Congestive heart failure affects about 5 million people in the United States. It is the leading cause of hospitalization in people age 65 or older. About 550,000 Americans are diagnosed with congestive heart failure every year. Additionally, it contributes to the death of 300,000 people annually. But, what does a diagnosis of congestive heart failure mean?
Congestive heart failure means that the heart is unable to pump enough blood out of the heart to supply the rest of the body with the oxygen it needs to thrive. In this case, the word “failure” does not mean that the heart has stopped; it means the heart is not working properly. The walls of the heart contract to pump the blood out. The heart reacts to its inability to pump enough blood by stretching the heart walls to take in more blood. Eventually the heart walls become to weak or thin to continue pumping out the blood. Since the blood cannot be pumped out of the heart, the blood may pool in other areas of the body. This results in fluid build-up in the lungs, liver, intestinal tract, arms, and legs. Since the blood is no longer oxygen-rich, organs in the body can be damaged which decreases their ability to work efficiently.
The most common symptoms of congestive heart failure are shortness of breath, fluid in the lungs, swollen feet and ankles, dizziness, weakness and fatigue. Other symptoms include rapid pulse, heart palpitations, cough, and weight gain due to fluid retention in the abdomen. Typically symptoms will begin slowly, only becoming noticeable while you are very active. However, as symptoms worsen you will begin to notice them even while you are resting. Some people suffering from congestive heart failure will not experience any symptoms. This usually occurs when a person is already suffering from another medical condition such as anemia, abnormal heart rhythm, hyperthyroidism, or infections that result in a high fever.

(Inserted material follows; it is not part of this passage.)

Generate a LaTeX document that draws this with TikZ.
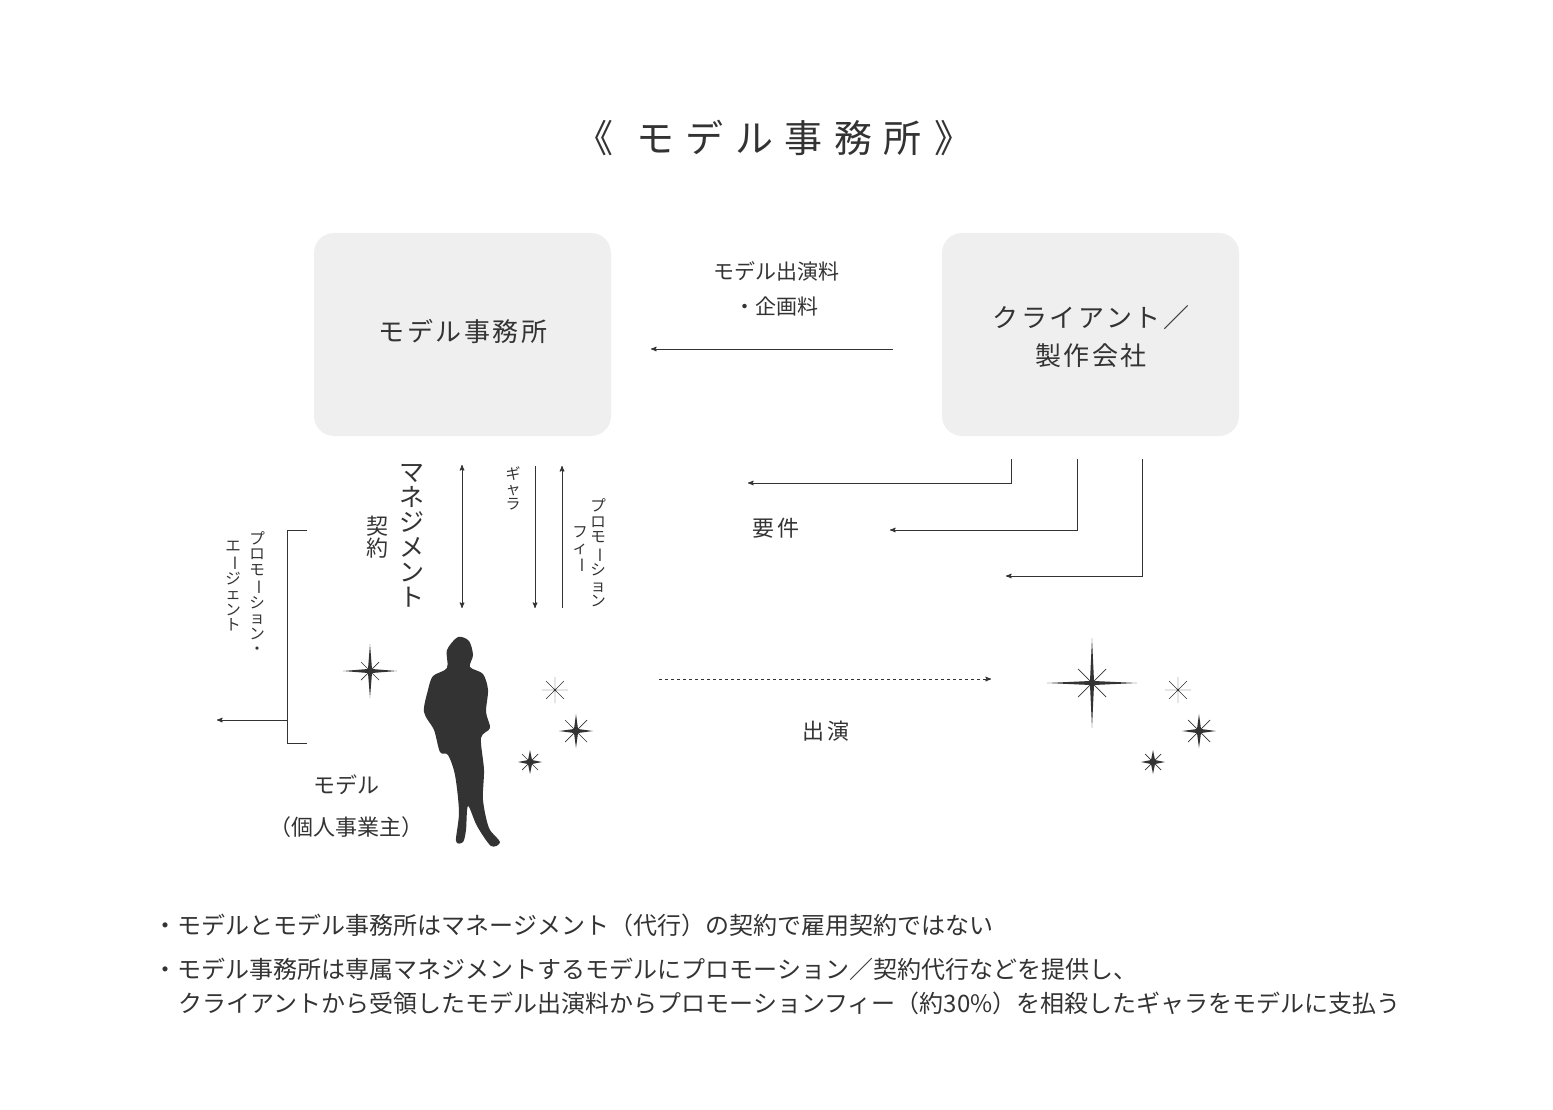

Other diseases which cause damage to the heart and can result in congestive heart failure are coronary artery disease, diabetes, a heart attack, and cardiomyopathy. Any condition that causes the heart to be overworked can also damage the heart. Examples of such conditions are narrowed arteries, high blood pressure, and heart valve disease.
Most people with mild to moderate congestive heart failure can be treated with medication. There are various drugs available to treat the condition and your doctor can determine which drug is best suited for your particular situation. Treatment for congestive heart failure which has already caused irreparable damage to the heart will require more drastic measures, such as a surgery.
Treatment can be as simple as following your doctor’s recommendations. Take medications as prescribed, keep your cholesterol and blood pressure under control, and get enough rest. Other things you can do to reduce your risk of congestive heart failure due to disease is to limit salt intake, don’t smoke, exercise, and lose weight if necessary to prevent fluid build-up. Taking care of your body is your best weapon.